Recently a purported shareholder of certain special purpose acquisition companies (SPACs) initiated derivative lawsuits asserting that the SPACs are investment companies under the Investment Company Act of 1940, because proceeds from their initial public offerings are invested in short-term treasuries and qualifying money market funds.
Under the provision of the 1940 Act relied upon in the lawsuits, an investment company is a company that is or holds itself out as being engaged primarily, or proposes to engage primarily, in the business of investing, reinvesting or trading in securities.
SPACs, however, are engaged primarily in identifying and consummating a business combination with one or more operating companies within a specified period of time. In connection with an initial business combination, SPAC investors may elect to remain invested in the combined company or get their money back. If a business combination is not completed in a specified period of time, investors also get their money back. Pending the earlier to occur of the completion of a business combination or the failure to complete a business combination within a specified timeframe, almost all of a SPAC’s assets are held in a trust account and limited to short-term treasuries and qualifying money market funds.
Consistent with longstanding interpretations of the 1940 Act, and its plain statutory text, any company that temporarily holds short-term treasuries and qualifying money market funds while engaging in its primary business of seeking a business combination with one or more operating companies is not an investment company under the 1940 Act. As a result, more than 1,000 SPAC IPOs have been reviewed by the staff of the SEC over two decades and have not been deemed to be subject to the 1940 Act.
The undersigned law firms view the assertion that SPACs are investment companies as without factual or legal basis and believe that a SPAC is not an investment company under the 1940 Act if it (i) follows its stated business plan of seeking to identify and engage in a business combination with one or more operating companies within a specified period of time and (ii) holds short-term treasuries and qualifying money market funds in its trust account pending completion of its initial business combination.1
None of the firms subscribing to this document intends hereby to give legal advice to any person. Any person seeking legal advice should consult with an attorney.
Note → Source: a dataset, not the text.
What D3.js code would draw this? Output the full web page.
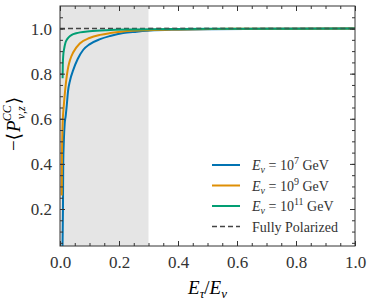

|Akin Gump Strauss Hauer & Feld LLP||Kramer Levin Naftalis & Frankel LLP|
|Arnold & Porter||Latham & Watkins LLP|
|Baker & McKenzie LLP||Loeb & Loeb LLP|
|Baker Botts LLP||Mayer Brown LLP|
|Blank Rome LLP||McDermott Will & Emery LLP|
|Cadwalader, Wickersham & Taft LLP||Milbank LLP|
|Cleary Gottlieb Steen & Hamilton LLP||Mintz, Levin, Cohn, Ferris, Glovsky and Popeo, P.C.|
|Clifford Chance US LLP||
Morgan, Lewis & Bockius LLP
|Cooley LLP||Nelson Mullins Riley & Scarborough LLP|
|Covington & Burling LLP||Orrick, Herrington & Sutcliffe LLP|
|Cravath, Swaine & Moore LLP||Paul Hastings LLP|
|Crowell & Moring LLP||Paul, Weiss, Rifkind, Wharton & Garrison LLP|
|Davis Polk & Wardwell LLP||Perkins Coie LLP|
|Debevoise & Plimpton LLP||Proskauer Rose LLP|
|DLA Piper LLP (US)||Reed Smith LLP|
|Ellenoff Grossman & Schole LLP||Ropes & Gray LLP|
|Eversheds Sutherland (US) LLP||Schiff Hardin LLP|
|Fenwick & West LLP||Shearman & Sterling LLP|
|Freshfields Bruckhaus Deringer US LLP||Sidley Austin LLP|
|Fried, Frank, Harris, Shriver & Jacobson LLP||Simpson Thacher & Bartlett LLP|
|Gibson, Dunn & Crutcher LLP||Skadden, Arps, Slate, Meagher & Flom LLP|
|Goodwin Procter LLP||Sullivan & Cromwell LLP|
|Graubard Miller Greenberg Traurig, LLP||Vinson & Elkins LLP|
|Hogan Lovells US LLP||Wachtell, Lipton, Rosen & Katz Weil, Gotshal & Manges LLP|
|Hughes Hubbard & Reed LLP||White & Case LLP|
|Katten Muchin Rosenman LLP||Willkie Farr & Gallagher LLP|
|King & Spalding LLP||Wilmer Cutler Pickering Hale and Dorr LLP|
|Kirkland & Ellis LLP||Winston & Strawn LLP|
1. Certain of these lawsuits also claim that personnel of the SPAC sponsor are acting as unregistered investment advisers under the Investment Advisers Act of 1940 by advising on the SPAC business combination (which the plaintiff incorrectly asserts constitutes advice as to investing in, purchasing, or selling securities). The law firms listed herein also view this claim as without legal basis and do not believe that such personnel or the SPAC sponsor are unregistered investment advisers.